Tuesday 16 January 2018

Science ship in Lyttelton: Lots of research from NZ's small contribution




A team on a science research vessel are investigating what lies underneath the seabed.
A high-profile and expensive international research ship is heading south via Canterbury to search for new information about climate change.

The Joides Resolution (JR), a former oil industry drilling ship, was in Lyttelton Harbour on Thursday and would depart for Antarctica later this week to drill into ocean sediments in the Ross Sea. The vessel has just spent six weeks drilling into the Hikurangi fault near Gisborne.

New Zealand contributes about US$300,000 (NZ$423,000) annually to the US$150 million International Ocean Discovery Program (IODP), which operates the science aspects of the hip's voyages.

The programme has also drilled into the crater formed when a comet struck the earth near Mexico 65 million years ago.

The contribution earned New Zealand one "seat" on the JR once a year, but because the ship's voyages were clumped geographically, New Zealand got three seats on the ship while it was in the South Pacific.

Two Kiwis led the drilling off Gisborne and a third is heading up the Antarctic drilling programme.
"We're leveraging a massive amount of science out a small contribution," Niwa marine geologist Dr Philip Barnes said.

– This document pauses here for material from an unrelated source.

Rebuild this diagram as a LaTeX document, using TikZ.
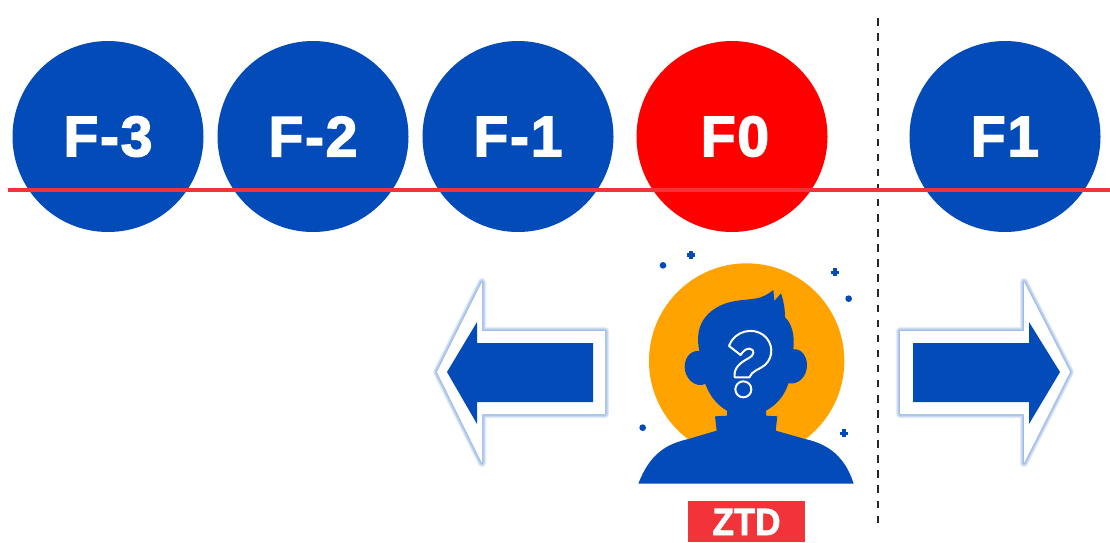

International interest in New Zealand's undersea geology brought the ship here.

The northern part of the Hikurangi subduction zone was notable because of slow-slip events, he said. While earthquakes were caused by sudden movement along faults, slow slips featured bursts of movement that lasted weeks or months.

They did not cause damaging earthquakes, but their behaviour was not well understood, including what triggered slow slips to become earthquakes.

Slow slip events were discovered only 15 years ago and the Hikurangi fault was notable internationally because the slips there were happening at the shallowest known depth, Barnes said.
The drilling rig on the Joides Resolution could reach them, which was why the 23-country consortium that runs the science programme selected the project for funding, he said.

\While off Gisborne, the ship also probed areas featuring undersea landslides, which could be triggered by earthquakes and cause tsunamis.